■ Dataset content:
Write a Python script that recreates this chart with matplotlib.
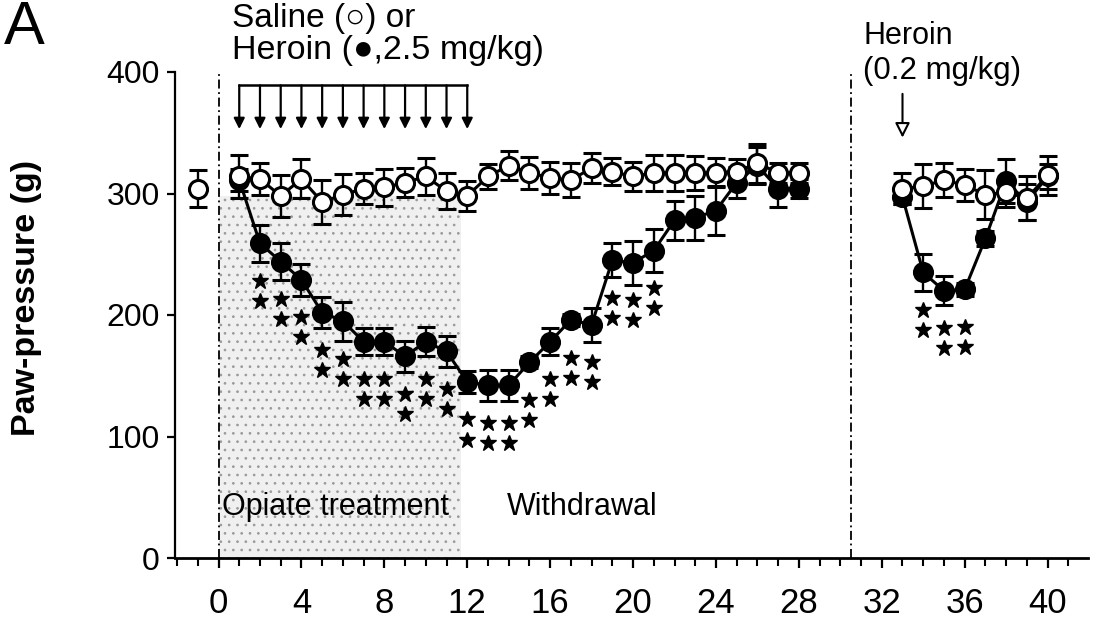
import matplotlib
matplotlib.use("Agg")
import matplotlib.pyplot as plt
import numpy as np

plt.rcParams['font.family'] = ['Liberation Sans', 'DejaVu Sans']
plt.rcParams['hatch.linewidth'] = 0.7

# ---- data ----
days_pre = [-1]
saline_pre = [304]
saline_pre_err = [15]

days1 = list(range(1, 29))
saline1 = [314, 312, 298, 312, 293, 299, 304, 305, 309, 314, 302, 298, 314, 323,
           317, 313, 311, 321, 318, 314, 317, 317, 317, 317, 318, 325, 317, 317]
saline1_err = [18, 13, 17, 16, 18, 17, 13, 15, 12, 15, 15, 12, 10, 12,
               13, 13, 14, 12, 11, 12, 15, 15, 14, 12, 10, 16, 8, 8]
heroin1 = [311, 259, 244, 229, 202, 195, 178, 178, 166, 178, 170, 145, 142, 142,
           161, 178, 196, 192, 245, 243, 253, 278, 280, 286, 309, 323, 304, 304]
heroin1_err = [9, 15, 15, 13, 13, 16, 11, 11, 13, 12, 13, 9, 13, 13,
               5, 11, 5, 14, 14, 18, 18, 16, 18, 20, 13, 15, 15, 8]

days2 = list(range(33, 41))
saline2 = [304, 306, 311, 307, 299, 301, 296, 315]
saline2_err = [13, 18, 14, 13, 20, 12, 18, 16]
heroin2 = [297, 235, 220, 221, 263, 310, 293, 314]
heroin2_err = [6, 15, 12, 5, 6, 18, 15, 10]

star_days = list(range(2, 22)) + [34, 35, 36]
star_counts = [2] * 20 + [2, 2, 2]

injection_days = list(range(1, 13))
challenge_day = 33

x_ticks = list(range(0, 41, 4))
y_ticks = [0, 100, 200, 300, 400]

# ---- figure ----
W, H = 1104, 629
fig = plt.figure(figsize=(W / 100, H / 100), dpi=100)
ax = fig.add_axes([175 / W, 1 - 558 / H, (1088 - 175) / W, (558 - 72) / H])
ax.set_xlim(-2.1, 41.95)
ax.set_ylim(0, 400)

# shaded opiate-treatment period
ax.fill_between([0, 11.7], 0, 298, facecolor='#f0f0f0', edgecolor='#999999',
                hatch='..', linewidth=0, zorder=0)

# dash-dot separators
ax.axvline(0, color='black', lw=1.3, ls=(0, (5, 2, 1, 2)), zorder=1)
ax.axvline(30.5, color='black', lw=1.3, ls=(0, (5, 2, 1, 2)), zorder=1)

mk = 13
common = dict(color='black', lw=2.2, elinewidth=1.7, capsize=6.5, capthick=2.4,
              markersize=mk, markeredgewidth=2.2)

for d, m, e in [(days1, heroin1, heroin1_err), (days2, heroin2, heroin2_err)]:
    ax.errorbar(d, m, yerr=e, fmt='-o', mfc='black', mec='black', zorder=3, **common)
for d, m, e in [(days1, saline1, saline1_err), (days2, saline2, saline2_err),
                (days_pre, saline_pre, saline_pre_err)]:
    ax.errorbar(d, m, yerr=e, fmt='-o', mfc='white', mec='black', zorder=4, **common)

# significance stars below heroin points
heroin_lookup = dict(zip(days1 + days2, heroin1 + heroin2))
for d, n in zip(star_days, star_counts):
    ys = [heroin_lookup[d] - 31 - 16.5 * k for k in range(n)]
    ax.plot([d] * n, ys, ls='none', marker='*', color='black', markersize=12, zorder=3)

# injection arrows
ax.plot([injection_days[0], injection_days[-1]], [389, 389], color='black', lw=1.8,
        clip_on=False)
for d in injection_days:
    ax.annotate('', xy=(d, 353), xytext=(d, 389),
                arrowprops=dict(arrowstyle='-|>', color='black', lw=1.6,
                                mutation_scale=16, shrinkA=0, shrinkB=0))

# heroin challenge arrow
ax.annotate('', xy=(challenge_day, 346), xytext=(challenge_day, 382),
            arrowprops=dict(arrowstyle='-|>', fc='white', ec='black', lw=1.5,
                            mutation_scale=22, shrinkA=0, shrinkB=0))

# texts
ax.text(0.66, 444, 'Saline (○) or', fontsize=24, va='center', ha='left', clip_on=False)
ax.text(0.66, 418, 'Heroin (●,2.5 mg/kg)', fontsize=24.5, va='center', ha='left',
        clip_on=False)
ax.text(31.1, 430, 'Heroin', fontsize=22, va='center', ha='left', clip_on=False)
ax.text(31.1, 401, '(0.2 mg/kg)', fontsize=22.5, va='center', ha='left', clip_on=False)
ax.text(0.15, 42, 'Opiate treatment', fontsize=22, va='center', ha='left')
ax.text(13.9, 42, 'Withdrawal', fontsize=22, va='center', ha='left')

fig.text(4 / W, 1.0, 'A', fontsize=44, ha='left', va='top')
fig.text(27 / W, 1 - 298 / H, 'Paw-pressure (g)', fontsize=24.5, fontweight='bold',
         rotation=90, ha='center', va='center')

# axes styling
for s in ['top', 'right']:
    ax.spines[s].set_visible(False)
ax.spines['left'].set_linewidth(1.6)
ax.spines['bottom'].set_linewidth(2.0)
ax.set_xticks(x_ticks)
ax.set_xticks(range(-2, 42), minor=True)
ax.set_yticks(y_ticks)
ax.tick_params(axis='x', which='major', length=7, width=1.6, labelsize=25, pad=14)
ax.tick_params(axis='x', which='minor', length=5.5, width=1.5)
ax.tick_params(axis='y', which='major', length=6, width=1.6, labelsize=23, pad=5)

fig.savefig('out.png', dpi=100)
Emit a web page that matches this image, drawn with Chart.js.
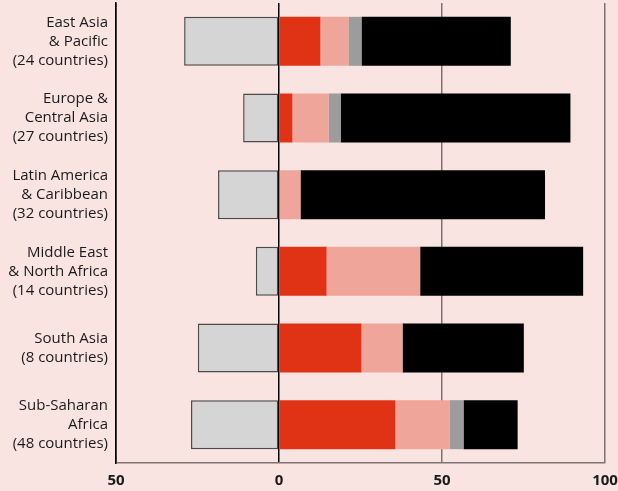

■ Work to complete: Copy the data character for character, but drop all pictures from the copy.

■ Response to this task:
Write a Python script that recreates this chart with matplotlib.
import matplotlib
matplotlib.use("Agg")
import matplotlib.pyplot as plt
import numpy as np

plt.rcParams['font.family'] = ['Liberation Sans', 'DejaVu Sans']
plt.rcParams['hatch.linewidth'] = 0.7

# ---- data ----
days_pre = [-1]
saline_pre = [304]
saline_pre_err = [15]

days1 = list(range(1, 29))
saline1 = [314, 312, 298, 312, 293, 299, 304, 305, 309, 314, 302, 298, 314, 323,
           317, 313, 311, 321, 318, 314, 317, 317, 317, 317, 318, 325, 317, 317]
saline1_err = [18, 13, 17, 16, 18, 17, 13, 15, 12, 15, 15, 12, 10, 12,
               13, 13, 14, 12, 11, 12, 15, 15, 14, 12, 10, 16, 8, 8]
heroin1 = [311, 259, 244, 229, 202, 195, 178, 178, 166, 178, 170, 145, 142, 142,
           161, 178, 196, 192, 245, 243, 253, 278, 280, 286, 309, 323, 304, 304]
heroin1_err = [9, 15, 15, 13, 13, 16, 11, 11, 13, 12, 13, 9, 13, 13,
               5, 11, 5, 14, 14, 18, 18, 16, 18, 20, 13, 15, 15, 8]

days2 = list(range(33, 41))
saline2 = [304, 306, 311, 307, 299, 301, 296, 315]
saline2_err = [13, 18, 14, 13, 20, 12, 18, 16]
heroin2 = [297, 235, 220, 221, 263, 310, 293, 314]
heroin2_err = [6, 15, 12, 5, 6, 18, 15, 10]

star_days = list(range(2, 22)) + [34, 35, 36]
star_counts = [2] * 20 + [2, 2, 2]

injection_days = list(range(1, 13))
challenge_day = 33

x_ticks = list(range(0, 41, 4))
y_ticks = [0, 100, 200, 300, 400]

# ---- figure ----
W, H = 1104, 629
fig = plt.figure(figsize=(W / 100, H / 100), dpi=100)
ax = fig.add_axes([175 / W, 1 - 558 / H, (1088 - 175) / W, (558 - 72) / H])
ax.set_xlim(-2.1, 41.95)
ax.set_ylim(0, 400)

# shaded opiate-treatment period
ax.fill_between([0, 11.7], 0, 298, facecolor='#f0f0f0', edgecolor='#999999',
                hatch='..', linewidth=0, zorder=0)

# dash-dot separators
ax.axvline(0, color='black', lw=1.3, ls=(0, (5, 2, 1, 2)), zorder=1)
ax.axvline(30.5, color='black', lw=1.3, ls=(0, (5, 2, 1, 2)), zorder=1)

mk = 13
common = dict(color='black', lw=2.2, elinewidth=1.7, capsize=6.5, capthick=2.4,
              markersize=mk, markeredgewidth=2.2)

for d, m, e in [(days1, heroin1, heroin1_err), (days2, heroin2, heroin2_err)]:
    ax.errorbar(d, m, yerr=e, fmt='-o', mfc='black', mec='black', zorder=3, **common)
for d, m, e in [(days1, saline1, saline1_err), (days2, saline2, saline2_err),
                (days_pre, saline_pre, saline_pre_err)]:
    ax.errorbar(d, m, yerr=e, fmt='-o', mfc='white', mec='black', zorder=4, **common)

# significance stars below heroin points
heroin_lookup = dict(zip(days1 + days2, heroin1 + heroin2))
for d, n in zip(star_days, star_counts):
    ys = [heroin_lookup[d] - 31 - 16.5 * k for k in range(n)]
    ax.plot([d] * n, ys, ls='none', marker='*', color='black', markersize=12, zorder=3)

# injection arrows
ax.plot([injection_days[0], injection_days[-1]], [389, 389], color='black', lw=1.8,
        clip_on=False)
for d in injection_days:
    ax.annotate('', xy=(d, 353), xytext=(d, 389),
                arrowprops=dict(arrowstyle='-|>', color='black', lw=1.6,
                                mutation_scale=16, shrinkA=0, shrinkB=0))

# heroin challenge arrow
ax.annotate('', xy=(challenge_day, 346), xytext=(challenge_day, 382),
            arrowprops=dict(arrowstyle='-|>', fc='white', ec='black', lw=1.5,
                            mutation_scale=22, shrinkA=0, shrinkB=0))

# texts
ax.text(0.66, 444, 'Saline (○) or', fontsize=24, va='center', ha='left', clip_on=False)
ax.text(0.66, 418, 'Heroin (●,2.5 mg/kg)', fontsize=24.5, va='center', ha='left',
        clip_on=False)
ax.text(31.1, 430, 'Heroin', fontsize=22, va='center', ha='left', clip_on=False)
ax.text(31.1, 401, '(0.2 mg/kg)', fontsize=22.5, va='center', ha='left', clip_on=False)
ax.text(0.15, 42, 'Opiate treatment', fontsize=22, va='center', ha='left')
ax.text(13.9, 42, 'Withdrawal', fontsize=22, va='center', ha='left')

fig.text(4 / W, 1.0, 'A', fontsize=44, ha='left', va='top')
fig.text(27 / W, 1 - 298 / H, 'Paw-pressure (g)', fontsize=24.5, fontweight='bold',
         rotation=90, ha='center', va='center')

# axes styling
for s in ['top', 'right']:
    ax.spines[s].set_visible(False)
ax.spines['left'].set_linewidth(1.6)
ax.spines['bottom'].set_linewidth(2.0)
ax.set_xticks(x_ticks)
ax.set_xticks(range(-2, 42), minor=True)
ax.set_yticks(y_ticks)
ax.tick_params(axis='x', which='major', length=7, width=1.6, labelsize=25, pad=14)
ax.tick_params(axis='x', which='minor', length=5.5, width=1.5)
ax.tick_params(axis='y', which='major', length=6, width=1.6, labelsize=23, pad=5)

fig.savefig('out.png', dpi=100)
Emit a web page that matches this image, drawn with Chart.js.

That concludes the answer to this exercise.